Latar waktu dalam novel ini sulit dijelaskan. Masalahnya adalah karena sang penulis menggunakan waktu yang melompat-lompat layaknya buku diary.Beberapa teman saya yang juga merupakan pembaca novel ini juga kadang kebingungan dalam menerka waktu kejadian suatu peristiwa dalam novel tersebut. Bisa dibilang ini adalah salah satu kekurangan dari gaya menulis Raditya Dika.
Latar sosial dalam novel ini tergambar dengan jelas. Mulai dari kehidupan sosial sang penulis di Jakarta hingga di Adelaide, semuanya tergambar dengan jelas. Dalam latar sosialnya di Jakarta, tergambar jelas jika Raditya Dika adalah orang yang mudah bergaul, sering jalan-jalan ke berbagai tempat, dan juga bermalas-malasan dalam kamar. Dialognya dalam novel ini juga seperti remaja di Jakarta yang pada umumnya menggunakan Bahasa Gaul.
Di Adelaide, sang penulis menggambarkan dengan jelas kehidupan masyarakat dan teman-temannya yang berada di sana. Sang penulis menunjukkannya dalam beberapa dialog dengan teman-temannya. Sangat lucu juga ketika mereka berbicara namun kesulitan dalam pengucapannya seperti teman-temannya yang sering memanggilnya "DICKa". Padahal nama panggilan sang penulis adalah "Dika". Sudah tergambar dengan jelas bahwa latar sosial bagi mahasiswa di sana adalah ceria, baik hati, saling pengertian, dan sedikit gila.
Sudut pandang yang digunakan dalam novel ini adalah sudut pandang orang pertama sebagai pelaku utama. Hal ini dibuktikan dengan sang penulis yang merupakan tokoh utama dan pelaku utama di setiap ceritanya. Bukti yang kedua adalah sang penulis sering menggunakan kata "gw" atau "aku" dalam novel ini. Berikut beberapa kutipan yang membuktikan hal tersebut
"Sial, gw baru aja bangun neh....rencana gw di hari Jum'at yang berbahagiaini pupus gara-gara sifat kebo gw yang membuat gw tidur dari jam 5 ampe jam 8 malem!" (hlm.18)
"Gw udah gila yah, emang udah dari dulu gila kali yah?...." (hlm.20)

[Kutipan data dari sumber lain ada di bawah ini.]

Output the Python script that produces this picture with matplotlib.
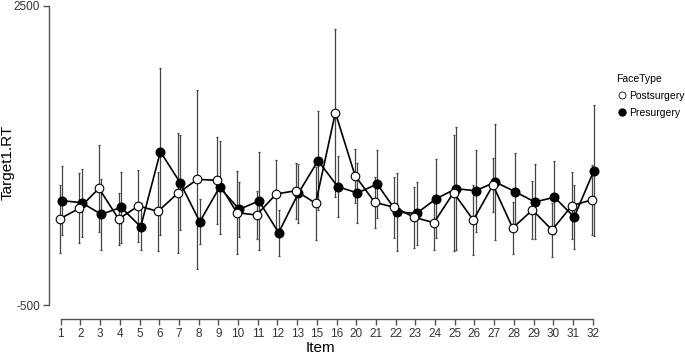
import numpy as np
import matplotlib
matplotlib.use('Agg')
import matplotlib.pyplot as plt
from matplotlib.lines import Line2D

plt.rcParams['font.family'] = ['Liberation Sans', 'DejaVu Sans']

items = ['1', '2', '3', '4', '5', '6', '7', '8', '9', '10', '11', '12', '13', '15',
         '16', '20', '21', '22', '23', '24', '25', '26', '27', '28', '29', '30', '31', '32']

post_mean = [363, 470, 671, 363, 494, 440, 621, 761, 751, 427, 403, 614, 647, 520,
             1430, 798, 530, 480, 380, 326, 627, 353, 704, 273, 453, 253, 497, 554]
post_err = [343, 351, 435, 262, 359, 396, 602, 895, 435, 413, 244, 343, 279, 364,
            844, 270, 259, 304, 304, 278, 580, 354, 273, 262, 293, 271, 339, 351]

pre_mean = [547, 527, 410, 480, 286, 1039, 728, 336, 681, 460, 544, 226, 621, 948,
            688, 624, 714, 433, 420, 567, 667, 647, 734, 637, 534, 581, 383, 848]
pre_err = [346, 341, 359, 359, 237, 836, 477, 224, 468, 279, 490, 231, 293, 497,
           304, 301, 343, 388, 318, 396, 619, 410, 585, 393, 376, 364, 318, 655]

x = np.arange(len(items))
dodge = 0.06
axcol = '#555555'

fig = plt.figure(figsize=(6.85, 3.57), dpi=100)
ax = fig.add_axes([49 / 685, 38 / 357, (592.7 - 49) / 685, (319 - 6) / 357])

# error bars, slightly dodged like the original
for xs, m, e in [(x + dodge, pre_mean, pre_err), (x - dodge, post_mean, post_err)]:
    eb = ax.errorbar(xs, m, yerr=e, fmt='none', ecolor='#444444',
                     elinewidth=0.9, capsize=1, capthick=0.9, zorder=1)
    for art in list(eb.lines[1]) + list(eb.lines[2]):
        art.set_clip_on(False)

ax.plot(x + dodge, pre_mean, '-o', color='black', lw=1.2, ms=6.2,
        mfc='black', mec='black', zorder=3, clip_on=False)
ax.plot(x - dodge, post_mean, '-o', color='black', lw=1.2, ms=6.2,
        mfc='white', mec='black', mew=0.8, zorder=4, clip_on=False)

ax.set_xlim(-0.594, len(items) - 1)
ax.set_ylim(-640, 2500)

for s in ['top', 'right']:
    ax.spines[s].set_visible(False)
ax.spines['left'].set_bounds(-500, 2500)
ax.spines['bottom'].set_bounds(0, len(items) - 1)
for s in ['left', 'bottom']:
    ax.spines[s].set_color(axcol)
    ax.spines[s].set_linewidth(1.0)

ax.set_yticks([-500, 2500])
ax.set_yticklabels(['-500', '2500'])
ax.set_xticks(x)
ax.set_xticklabels(items)
ax.tick_params(axis='both', direction='out', length=4.5, width=1.0, color=axcol,
               labelsize=8.5, labelcolor='#333333', pad=2)

ax.set_xlabel('Item', fontsize=11, labelpad=1)
ax.set_ylabel('Target1.RT', fontsize=11, va='center')
ax.yaxis.set_label_coords((7.5 - 49) / 543.7, 0.5)

h_post = Line2D([], [], marker='o', ls='none', mfc='white', mec='black', mew=0.6, ms=5)
h_pre = Line2D([], [], marker='o', ls='none', mfc='black', mec='black', ms=5)
fig.legend([h_post, h_pre], ['Postsurgery', 'Presurgery'], title='FaceType',
           loc='upper left', bbox_to_anchor=(609 / 685, 1 - 67 / 357),
           frameon=False, fontsize=7.5, title_fontsize=7.5,
           handletextpad=0.2, labelspacing=0.65, handlelength=1.0,
           borderpad=0.2, alignment='left')

fig.savefig('out.png', dpi=100)
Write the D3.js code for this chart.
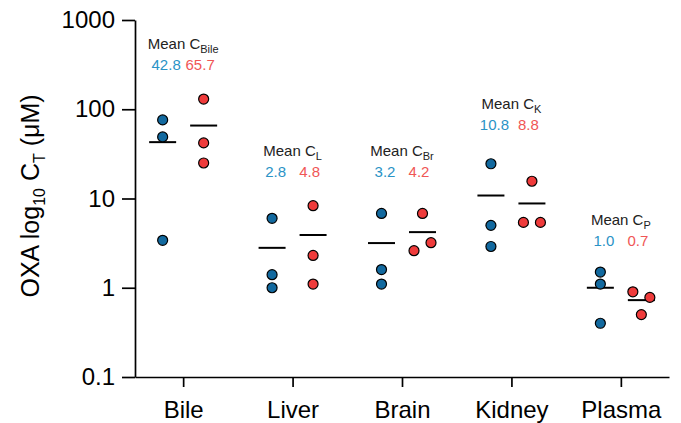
<!DOCTYPE html>
<html>
<head>
<meta charset="utf-8">
<script src="https://cdn.jsdelivr.net/npm/d3@7"></script>
<style>
  body { margin: 0; background: #fff; }
  text { font-family: "Liberation Sans", Arial, sans-serif; }
</style>
</head>
<body>
<div id="chart"></div>
<script>
// tissues on the x axis
const tissues = ["Bile", "Liver", "Brain", "Kidney", "Plasma"];
const subLabels = ["Bile", "L", "Br", "K", "P"];

// individual OXA concentrations (µM), three animals per group
const blueValues = [
  [76, 49, 3.4],
  [6.0, 1.4, 1.0],
  [6.8, 1.6, 1.1],
  [24.5, 5.0, 2.9],
  [1.5, 1.1, 0.4]
];
const redValues = [
  [130, 42, 25],
  [8.3, 2.3, 1.1],
  [6.8, 2.6, 3.2],
  [15.6, 5.4, 5.4],
  [0.9, 0.78, 0.5]
];

// printed means
const blueMeans = ["42.8", "2.8", "3.2", "10.8", "1.0"];
const redMeans = ["65.7", "4.8", "4.2", "8.8", "0.7"];
// level (µM) of the mean annotation for each tissue
const labelLevel = [275, 17.4, 17.4, 58.6, 2.94];

const yTicks = [0.1, 1, 10, 100, 1000];

const width = 681, height = 423;
const blue = "#12699f", red = "#ef3b3b";
const blueText = "#2a93c6", redText = "#f05656";

const svg = d3.select("#chart").append("svg")
  .attr("width", width)
  .attr("height", height);

const x = d3.scalePoint().domain(tissues).range([135, 669]).padding(0.44);
const y = d3.scaleLog().domain([0.1, 1000]).range([377, 20]);

// y axis
const yAxis = svg.append("g")
  .attr("transform", "translate(135,0)")
  .call(d3.axisLeft(y).tickValues(yTicks).tickFormat(d3.format("~g"))
    .tickSize(13).tickSizeOuter(0).tickPadding(7));
yAxis.selectAll("text").style("font-size", "24px").attr("fill", "#000");

// x axis
const xAxis = svg.append("g")
  .attr("transform", "translate(0,377)")
  .call(d3.axisBottom(x).tickSize(10).tickSizeOuter(0).tickPadding(14));
xAxis.selectAll("text").style("font-size", "24px").attr("fill", "#000");

svg.selectAll(".domain, .tick line").attr("stroke", "#000").attr("stroke-width", 1.7);

// y axis title
const yTitle = svg.append("text")
  .attr("transform", "translate(39,196) rotate(-90)")
  .attr("text-anchor", "middle")
  .style("font-size", "25px");
yTitle.append("tspan").text("OXA log");
yTitle.append("tspan").attr("dy", 6).style("font-size", "16px").text("10");
yTitle.append("tspan").attr("dy", -6).text(" C");
yTitle.append("tspan").attr("dy", 6).style("font-size", "16px").text("T");
yTitle.append("tspan").attr("dy", -6).text(" (μM)");

const groupOffset = 20.5;
const r = 5;

// spread points that would overlap, GraphPad style
function spread(vals) {
  const ys = vals.map(v => y(v));
  const dx = vals.map(() => 0);
  const used = new Set();
  vals.forEach((v, i) => {
    if (used.has(i)) return;
    for (let j = i + 1; j < vals.length; j++) {
      if (!used.has(j) && Math.abs(ys[i] - ys[j]) < 2 * r) {
        dx[i] = -8.5; dx[j] = 8.5;
        used.add(i); used.add(j);
        break;
      }
    }
  });
  return dx;
}

function drawGroup(vals, cx, color) {
  const dx = spread(vals);
  const m = d3.mean(vals);
  svg.append("line")
    .attr("x1", cx - 13.5).attr("x2", cx + 13.5)
    .attr("y1", y(m)).attr("y2", y(m))
    .attr("stroke", "#000").attr("stroke-width", 2);
  svg.append("g").selectAll("circle")
    .data(vals)
    .join("circle")
    .attr("cx", (d, i) => cx + dx[i])
    .attr("cy", d => y(d))
    .attr("r", r)
    .attr("fill", color)
    .attr("stroke", "#000")
    .attr("stroke-width", 1.2);
}

tissues.forEach((t, i) => {
  const cx = x(t);
  drawGroup(blueValues[i], cx - groupOffset, blue);
  drawGroup(redValues[i], cx + groupOffset, red);

  const ly = y(labelLevel[i]);
  const mean = svg.append("text")
    .attr("x", cx).attr("y", ly - 21)
    .attr("text-anchor", "middle")
    .style("font-size", "15px")
    .attr("fill", "#222");
  mean.append("tspan").text("Mean C");
  mean.append("tspan").attr("dy", 4).style("font-size", "11px").text(subLabels[i]);

  svg.append("text")
    .attr("x", cx - 17).attr("y", ly)
    .attr("text-anchor", "middle")
    .style("font-size", "15px")
    .attr("fill", blueText)
    .text(blueMeans[i]);
  svg.append("text")
    .attr("x", cx + 17).attr("y", ly)
    .attr("text-anchor", "middle")
    .style("font-size", "15px")
    .attr("fill", redText)
    .text(redMeans[i]);
});
</script>
</body>
</html>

Dari 2 kutipan di atas sudah terlihat jelas jika sang penulis merupakan tokoh utama dalam setiap peristiwa dalam novelnya. Hanya saja, sang penulis mengganti kata "Aku" dengan "Gw" untuk menyesuaikan gaya penulisannya dengan pribadinya yang terlihat gaul.
Selanjutnya adalah subjektivitas individu pengarang. Raditya Dika adalah seorang novelis yang berasal dari Jakarta yang kehidupaanya serba gaul. Ia juga seorang mahasiswa yang berkuliah di luar negeri. Kedua hal tersebut juga sangat mempengaruhi gaya penulisan Raditya Dika yang sangat bebas. Kata-kata yang dituliskan olehnya, tidak terikat oleh aturan menulis yang seharusnya, namun tetap menarik. Apalagi karirnya sebagai seorang blogger terkenal juga mempengaruhi kemampuannya menorehkan kata-kata.
Dalam hal psikologis pengarang, pengarang menggunakan pemikiran alami dari apa yang telah dialaminya. Semua hal yang terjadi dalam kehidupan sang pengarang langsung dituliskan dalam novel ini. Pengarang tidak mengambil pemikiran tentang ide dalam novelnya dengan khayalannya, namun pengarang mengambil sebagian kejadian dalam hidupnya sebagai pemikiran atas suatu cerita itu sendiri.
Lingkungan penulis yang sangat mempengaruhi dalam novel ini adalah Jakarta yang merupakan kota tempat tinggal sang penulis. Lingkungan yang serba modern dan dipenuhi orang yang serba gaul membuat gaya penulisan dalam novel ini menjadi menggunakan beberapa Bahasa Gaul.